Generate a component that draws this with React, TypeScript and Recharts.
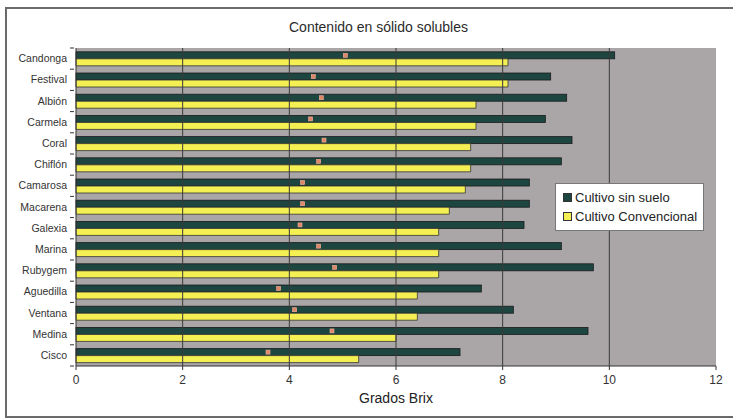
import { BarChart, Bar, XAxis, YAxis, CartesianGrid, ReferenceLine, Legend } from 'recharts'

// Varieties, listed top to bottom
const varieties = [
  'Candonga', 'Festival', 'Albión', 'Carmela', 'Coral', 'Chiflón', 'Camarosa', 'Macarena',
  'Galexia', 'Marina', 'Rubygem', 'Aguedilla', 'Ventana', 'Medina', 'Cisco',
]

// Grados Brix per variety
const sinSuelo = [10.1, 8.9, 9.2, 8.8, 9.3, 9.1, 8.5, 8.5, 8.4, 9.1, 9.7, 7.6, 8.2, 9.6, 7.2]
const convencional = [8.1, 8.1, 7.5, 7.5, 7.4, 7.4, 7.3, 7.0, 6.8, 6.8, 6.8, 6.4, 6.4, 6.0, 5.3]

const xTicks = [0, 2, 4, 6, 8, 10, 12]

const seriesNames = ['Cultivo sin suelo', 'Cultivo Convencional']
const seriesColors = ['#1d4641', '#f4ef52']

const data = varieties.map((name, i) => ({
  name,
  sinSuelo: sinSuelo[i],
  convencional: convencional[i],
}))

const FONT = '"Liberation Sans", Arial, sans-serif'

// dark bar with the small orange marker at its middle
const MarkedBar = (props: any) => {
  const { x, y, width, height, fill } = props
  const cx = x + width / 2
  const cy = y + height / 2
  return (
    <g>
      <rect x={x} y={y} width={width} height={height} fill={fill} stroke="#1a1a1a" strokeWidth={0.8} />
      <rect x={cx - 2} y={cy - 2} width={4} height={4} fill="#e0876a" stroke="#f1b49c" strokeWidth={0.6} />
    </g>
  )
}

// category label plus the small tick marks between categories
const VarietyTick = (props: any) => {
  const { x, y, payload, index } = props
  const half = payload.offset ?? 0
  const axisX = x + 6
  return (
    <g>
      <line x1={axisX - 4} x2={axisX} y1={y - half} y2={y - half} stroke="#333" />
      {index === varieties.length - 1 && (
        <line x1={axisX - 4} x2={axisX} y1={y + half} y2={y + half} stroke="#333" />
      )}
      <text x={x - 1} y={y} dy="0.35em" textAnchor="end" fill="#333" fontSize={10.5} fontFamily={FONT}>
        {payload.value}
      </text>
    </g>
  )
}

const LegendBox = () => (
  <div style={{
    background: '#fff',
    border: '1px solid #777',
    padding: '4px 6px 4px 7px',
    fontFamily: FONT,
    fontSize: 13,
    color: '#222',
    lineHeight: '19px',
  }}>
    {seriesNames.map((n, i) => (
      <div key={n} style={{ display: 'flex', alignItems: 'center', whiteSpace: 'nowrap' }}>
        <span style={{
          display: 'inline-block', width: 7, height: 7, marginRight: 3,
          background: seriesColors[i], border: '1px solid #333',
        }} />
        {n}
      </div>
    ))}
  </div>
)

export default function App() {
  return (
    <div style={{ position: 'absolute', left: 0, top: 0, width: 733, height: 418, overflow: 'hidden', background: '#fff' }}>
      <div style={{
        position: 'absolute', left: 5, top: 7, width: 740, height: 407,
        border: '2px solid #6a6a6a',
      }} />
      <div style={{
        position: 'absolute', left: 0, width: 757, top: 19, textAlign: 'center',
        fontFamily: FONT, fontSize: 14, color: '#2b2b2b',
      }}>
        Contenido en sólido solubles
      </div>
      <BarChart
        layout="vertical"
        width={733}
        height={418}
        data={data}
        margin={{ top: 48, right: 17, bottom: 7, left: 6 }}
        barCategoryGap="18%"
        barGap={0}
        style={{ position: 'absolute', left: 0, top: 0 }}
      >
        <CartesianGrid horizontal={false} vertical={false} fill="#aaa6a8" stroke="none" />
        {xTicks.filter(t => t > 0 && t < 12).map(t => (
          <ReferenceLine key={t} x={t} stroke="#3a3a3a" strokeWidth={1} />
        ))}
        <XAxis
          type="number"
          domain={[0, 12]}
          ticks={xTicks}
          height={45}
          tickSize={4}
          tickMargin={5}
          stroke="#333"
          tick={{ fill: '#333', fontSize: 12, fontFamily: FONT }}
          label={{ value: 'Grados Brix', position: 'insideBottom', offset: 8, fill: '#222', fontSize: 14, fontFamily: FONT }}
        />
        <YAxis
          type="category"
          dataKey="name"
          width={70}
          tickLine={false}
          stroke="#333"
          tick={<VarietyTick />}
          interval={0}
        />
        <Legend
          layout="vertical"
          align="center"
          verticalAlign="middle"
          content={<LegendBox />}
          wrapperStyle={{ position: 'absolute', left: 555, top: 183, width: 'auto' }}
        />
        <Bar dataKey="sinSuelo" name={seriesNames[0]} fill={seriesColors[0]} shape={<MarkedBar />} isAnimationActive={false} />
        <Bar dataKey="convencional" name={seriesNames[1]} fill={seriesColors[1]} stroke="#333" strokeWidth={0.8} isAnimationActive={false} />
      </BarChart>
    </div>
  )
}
-------------------------
◆ **Short task**: Quote each line of the listing exactly, but leave the pictures out.

◆ **Exercise answer**:
Generate a component that draws this with React, TypeScript and Recharts.
import { BarChart, Bar, XAxis, YAxis, CartesianGrid, ReferenceLine, Legend } from 'recharts'

// Varieties, listed top to bottom
const varieties = [
  'Candonga', 'Festival', 'Albión', 'Carmela', 'Coral', 'Chiflón', 'Camarosa', 'Macarena',
  'Galexia', 'Marina', 'Rubygem', 'Aguedilla', 'Ventana', 'Medina', 'Cisco',
]

// Grados Brix per variety
const sinSuelo = [10.1, 8.9, 9.2, 8.8, 9.3, 9.1, 8.5, 8.5, 8.4, 9.1, 9.7, 7.6, 8.2, 9.6, 7.2]
const convencional = [8.1, 8.1, 7.5, 7.5, 7.4, 7.4, 7.3, 7.0, 6.8, 6.8, 6.8, 6.4, 6.4, 6.0, 5.3]

const xTicks = [0, 2, 4, 6, 8, 10, 12]

const seriesNames = ['Cultivo sin suelo', 'Cultivo Convencional']
const seriesColors = ['#1d4641', '#f4ef52']

const data = varieties.map((name, i) => ({
  name,
  sinSuelo: sinSuelo[i],
  convencional: convencional[i],
}))

const FONT = '"Liberation Sans", Arial, sans-serif'

// dark bar with the small orange marker at its middle
const MarkedBar = (props: any) => {
  const { x, y, width, height, fill } = props
  const cx = x + width / 2
  const cy = y + height / 2
  return (
    <g>
      <rect x={x} y={y} width={width} height={height} fill={fill} stroke="#1a1a1a" strokeWidth={0.8} />
      <rect x={cx - 2} y={cy - 2} width={4} height={4} fill="#e0876a" stroke="#f1b49c" strokeWidth={0.6} />
    </g>
  )
}

// category label plus the small tick marks between categories
const VarietyTick = (props: any) => {
  const { x, y, payload, index } = props
  const half = payload.offset ?? 0
  const axisX = x + 6
  return (
    <g>
      <line x1={axisX - 4} x2={axisX} y1={y - half} y2={y - half} stroke="#333" />
      {index === varieties.length - 1 && (
        <line x1={axisX - 4} x2={axisX} y1={y + half} y2={y + half} stroke="#333" />
      )}
      <text x={x - 1} y={y} dy="0.35em" textAnchor="end" fill="#333" fontSize={10.5} fontFamily={FONT}>
        {payload.value}
      </text>
    </g>
  )
}

const LegendBox = () => (
  <div style={{
    background: '#fff',
    border: '1px solid #777',
    padding: '4px 6px 4px 7px',
    fontFamily: FONT,
    fontSize: 13,
    color: '#222',
    lineHeight: '19px',
  }}>
    {seriesNames.map((n, i) => (
      <div key={n} style={{ display: 'flex', alignItems: 'center', whiteSpace: 'nowrap' }}>
        <span style={{
          display: 'inline-block', width: 7, height: 7, marginRight: 3,
          background: seriesColors[i], border: '1px solid #333',
        }} />
        {n}
      </div>
    ))}
  </div>
)

export default function App() {
  return (
    <div style={{ position: 'absolute', left: 0, top: 0, width: 733, height: 418, overflow: 'hidden', background: '#fff' }}>
      <div style={{
        position: 'absolute', left: 5, top: 7, width: 740, height: 407,
        border: '2px solid #6a6a6a',
      }} />
      <div style={{
        position: 'absolute', left: 0, width: 757, top: 19, textAlign: 'center',
        fontFamily: FONT, fontSize: 14, color: '#2b2b2b',
      }}>
        Contenido en sólido solubles
      </div>
      <BarChart
        layout="vertical"
        width={733}
        height={418}
        data={data}
        margin={{ top: 48, right: 17, bottom: 7, left: 6 }}
        barCategoryGap="18%"
        barGap={0}
        style={{ position: 'absolute', left: 0, top: 0 }}
      >
        <CartesianGrid horizontal={false} vertical={false} fill="#aaa6a8" stroke="none" />
        {xTicks.filter(t => t > 0 && t < 12).map(t => (
          <ReferenceLine key={t} x={t} stroke="#3a3a3a" strokeWidth={1} />
        ))}
        <XAxis
          type="number"
          domain={[0, 12]}
          ticks={xTicks}
          height={45}
          tickSize={4}
          tickMargin={5}
          stroke="#333"
          tick={{ fill: '#333', fontSize: 12, fontFamily: FONT }}
          label={{ value: 'Grados Brix', position: 'insideBottom', offset: 8, fill: '#222', fontSize: 14, fontFamily: FONT }}
        />
        <YAxis
          type="category"
          dataKey="name"
          width={70}
          tickLine={false}
          stroke="#333"
          tick={<VarietyTick />}
          interval={0}
        />
        <Legend
          layout="vertical"
          align="center"
          verticalAlign="middle"
          content={<LegendBox />}
          wrapperStyle={{ position: 'absolute', left: 555, top: 183, width: 'auto' }}
        />
        <Bar dataKey="sinSuelo" name={seriesNames[0]} fill={seriesColors[0]} shape={<MarkedBar />} isAnimationActive={false} />
        <Bar dataKey="convencional" name={seriesNames[1]} fill={seriesColors[1]} stroke="#333" strokeWidth={0.8} isAnimationActive={false} />
      </BarChart>
    </div>
  )
}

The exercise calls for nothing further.